Hayne, who was understood to be speaking for his fellow South Carolinian and president of the Senate, Vice President Calhoun, replied to this with the familiar “compact” theory, that the states formed the federal government and had the legal capacity to judge when their rights were being infringed, and that the right of the states to reject federal laws was undiminished from before the Constitution was adopted. Webster had the better of the constitutional argument, as the adoption of and more than 40 years of adherence to the Constitution clearly conferred legitimacy on it, subject to interpretation, as the governmental law established by “We the people . . . for the United States of America.” Calhoun and his fellow alarmed slaveholders were not going to render inoperative a document so thoroughly debated and ratified and enforced with specious arguments about a compact and with the miraculous revenance, after decades of invisibility and silence, of a selective right of nullification. These arguments were a goad, and a warning to the North, and the first stab at developing a plausible argument to justify secession, by force of arms if necessary.

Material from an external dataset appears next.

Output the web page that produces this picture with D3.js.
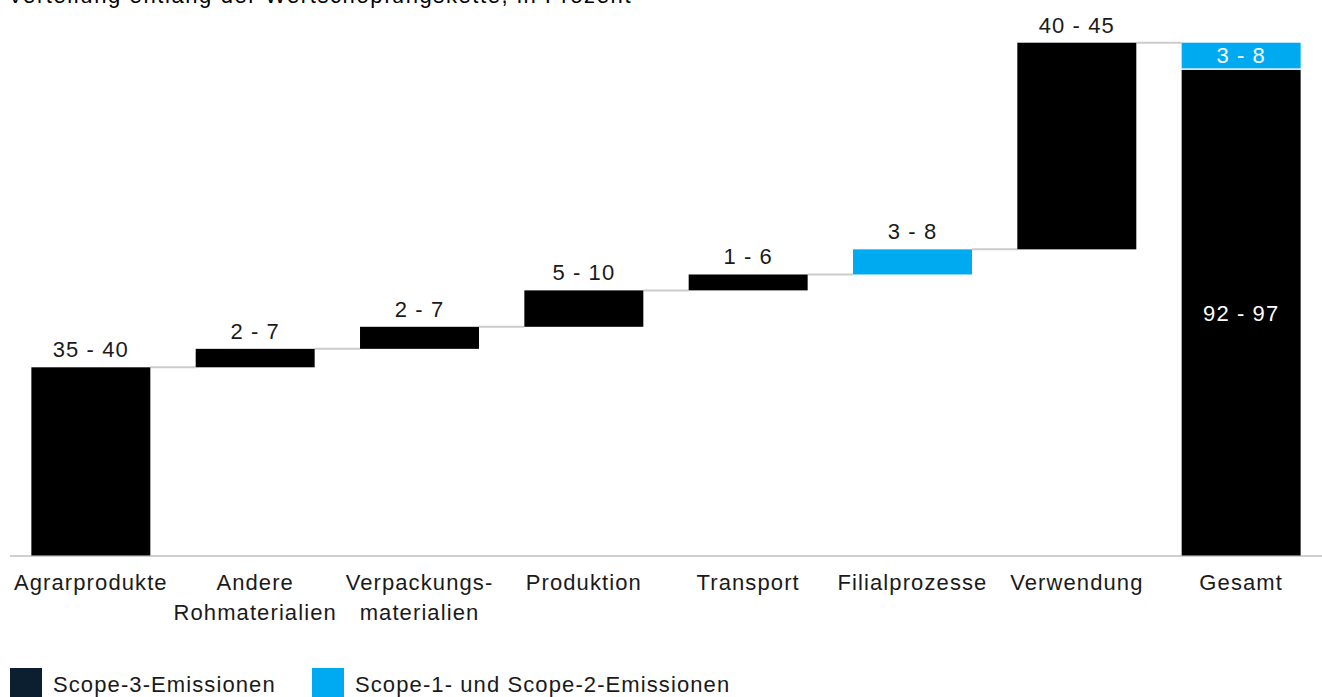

Subtle differences became the subject of intense scrutiny in the divination of the nuances of federal or state attachments. This became quite commonplace in matters of toasts at official occasions. One early example was the Jefferson Day dinner in Washington on April 13, 1830, where Jackson proposed a toast to “Our Union; it must be preserved.” And Calhoun responded: “The Union, next to our liberty most dear. May we always remember that it can only be preserved by distributing equally the benefits and burdens of the Union.”